Search for missing cargo ship in Bahamas enters third day

© Handout . / Reuters

MIAMI (Reuters) - U.S. Coast Guard pilots searched for a third day for the cargo ship El Faro and its 33 mostly American crew members after it went missing in the eye of Hurricane Joaquin as it passed over the Bahamas on Thursday.

Search-and-rescue crews found three life rings in waters to the northeast of Crooked Island in the Bahamas, about 75 miles (120 km) from the ship's last known position before it went missing, the Coast Guard said on Sunday.

The Coast Guard confirmed that one of the life rings was from the El Faro.

"Because we found a life ring doesn't tell us anything more than that we are searching in the right area," said Coast Guard spokesman Petty Officer Bobby Nash.

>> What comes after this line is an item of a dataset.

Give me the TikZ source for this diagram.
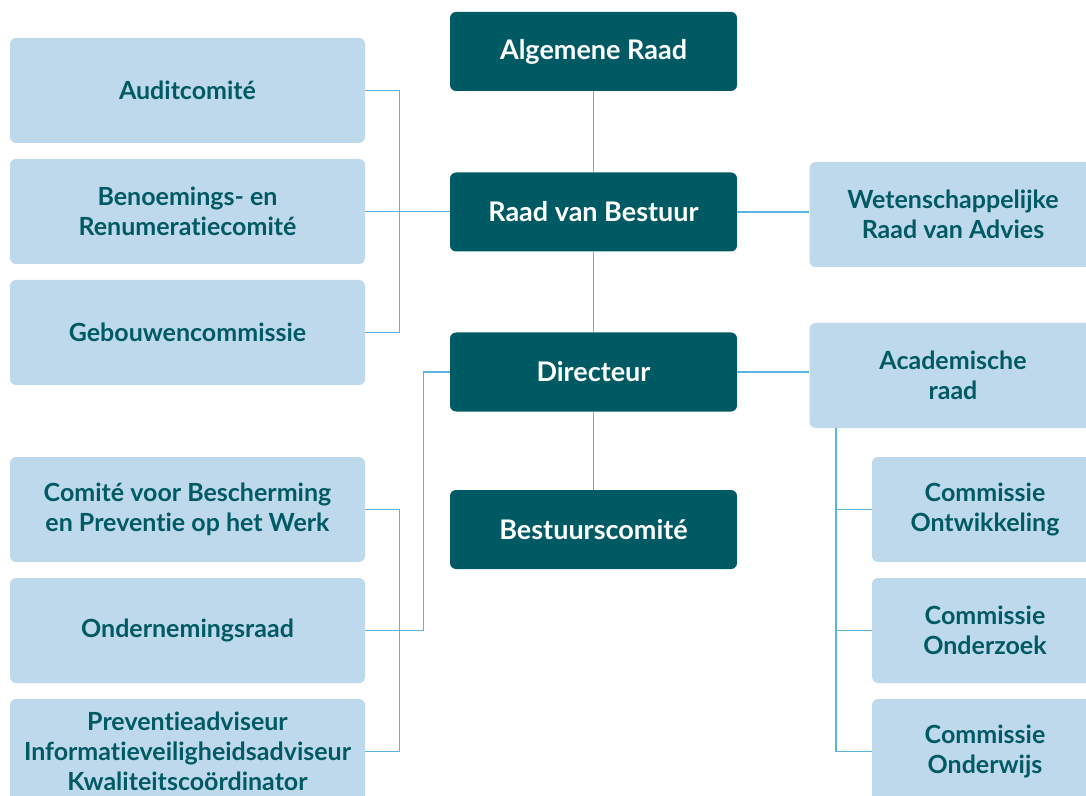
\documentclass[tikz,border=0pt]{standalone}
\usepackage{fontspec}
\setmainfont{Lato}[Ligatures={NoCommon}]
\usetikzlibrary{positioning}
\definecolor{teal}{HTML}{005A64}
\definecolor{pale}{HTML}{BFD9EC}
\definecolor{wire}{HTML}{5AB4E2}

\begin{document}
\begin{tikzpicture}[x=0.5pt, y=-0.5pt,
  board/.style={fill=teal, text=white, rounded corners=3pt, minimum width=143.5pt, minimum height=39.5pt, font=\fontsize{13.5}{15}\selectfont\bfseries, align=center},
  side/.style={fill=pale, text=teal, rounded corners=3pt, minimum width=177.5pt, minimum height=52.5pt, font=\fontsize{12.5}{15}\selectfont\bfseries, align=center},
  wide/.style={side, minimum width=143.5pt},
  cmt/.style={side, minimum width=113pt},
  conn/.style={wire, line width=0.8pt}]
\useasboundingbox (0,0) rectangle (1086,796);
\clip (0,0) rectangle (1086,796);

\node[board] (alg) at (593.5,51.5) {Algemene Raad};
\node[board] (rvb) at (593.5,212) {Raad van Bestuur};
\node[board] (dir) at (593.5,372) {Directeur};
\node[board] (bc) at (593.5,529.5) {Bestuurscomité};

\node[side] (audit) at (187.5,90.5) {Auditcomité};
\node[side] (benoem) at (187.5,211.5) {Benoemings- en\\Renumeratiecomité};
\node[side] (gebouw) at (187.5,332.5) {Gebouwencommissie};
\node[side] (cbpw) at (187.5,509.5) {Comité voor Bescherming\\en Preventie op het Werk};
\node[side] (ondr) at (187.5,630.5) {Ondernemingsraad};
\node[side] (prev) at (187.5,751.5) {Preventieadviseur\\Informatieveiligheidsadviseur\\Kwaliteitscoördinator};

\node[wide] (wet) at (953,214.5) {Wetenschappelijke\\Raad van Advies};
\node[wide] (acad) at (953,375.5) {Academische\\raad};
\node[cmt] (cont) at (985,509.5) {Commissie\\Ontwikkeling};
\node[cmt] (cond) at (985,630.5) {Commissie\\Onderzoek};
\node[cmt] (conw) at (985,751.5) {Commissie\\Onderwijs};

\coordinate (ab) at (836,0);

\draw[conn] (alg) -- (rvb);
\draw[conn] (rvb) -- (dir);
\draw[conn] (dir) -- (bc);

\draw[conn] (audit.east) -- ++(34,0) |- (gebouw.east);
\draw[conn] (benoem.east) -- (benoem.east -| rvb.west);
\draw[conn] (rvb.east) -- (rvb.east -| wet.west);

\draw[conn] (cbpw.east) -- ++(34,0) |- (prev.east);
\draw[conn] (ondr.east) -- ++(58,0) |- (dir.west);
\draw[conn] (dir.east) -- (dir.east -| acad.west);

\draw[conn] (ab |- acad.south) |- (conw.west);
\draw[conn] (cont.west) -- (cont.west -| ab);
\draw[conn] (cond.west) -- (cond.west -| ab);
\end{tikzpicture}
\end{document}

The Coast Guard and U.S. Air Force sent out four C-130 search and rescue planes at dawn on Sunday, and at least one Coast Guard ship was headed to the area, Nash said.

Conditions in the area on Saturday hampered search efforts, with 20 to 40-feet seas and winds in excess to 115 miles (185 km) per hour, the Coast Guard said.

In video released by the Coast Guard one pilot said visibility was less than a quarter of a mile (0.4 km) while flying low at 1,000 (300 m) feet.

"This was the most challenging weather conditions anyone on our crew had ever flown," said Coast Guard pilot Lt Dustin Burton after returning Saturday from his mission.

El Faro, a 735-foot (224-m) container ship with 28 U.S. citizens and five Polish nationals aboard, was headed to San Juan, Puerto Rico, from Jacksonville, Florida when it reported losing propulsion and that it was listing and taking on water, the Coast Guard said.

The ship's loss of propulsion would make it extremely vulnerable in high seas, Nash said.

"You are certainly at the mercy of the weather at that point. You want to point into the waves, that way it's not crashing over the sides," he said.

As contact with the ship was lost, it is not known whether the ship was able to recover propulsion at some point, he said.

"WRONG PLACE AT the WRONG TIME"

There were no further communications after a distress call received at about 7:30 a.m. on Thursday, the Coast Guard said. The search and rescue efforts have covered more than 30,000 square miles since then.

"We are very surprised that we lost all communication with the ship," Mike Hanson, a spokesman for El Faro's owner, Tote Maritime Puerto Rico, told Reuters.

The ship was equipped with an onboard transponder as well as a satellite phone and GPS devices on the containers, he said.

"The ship was simply in the wrong place at the wrong time," Hanson added, saying Joaquin was just a tropical storm when El Faro set out from Jacksonville but later intensified rapidly into a major hurricane.

The storm battered the central Bahamas archipelago for more than two days with 130 miles (210 km) per hour winds, a potentially catastrophic Category 4 hurricane on a scale of 1 to 5.

At 8 a.m. ET on Sunday Joaquin continued to weaken over cooler waters, the U.S. National Hurricane Center said, with maximum sustained winds of 115 miles (185 km) per hour, down from around 130 mph.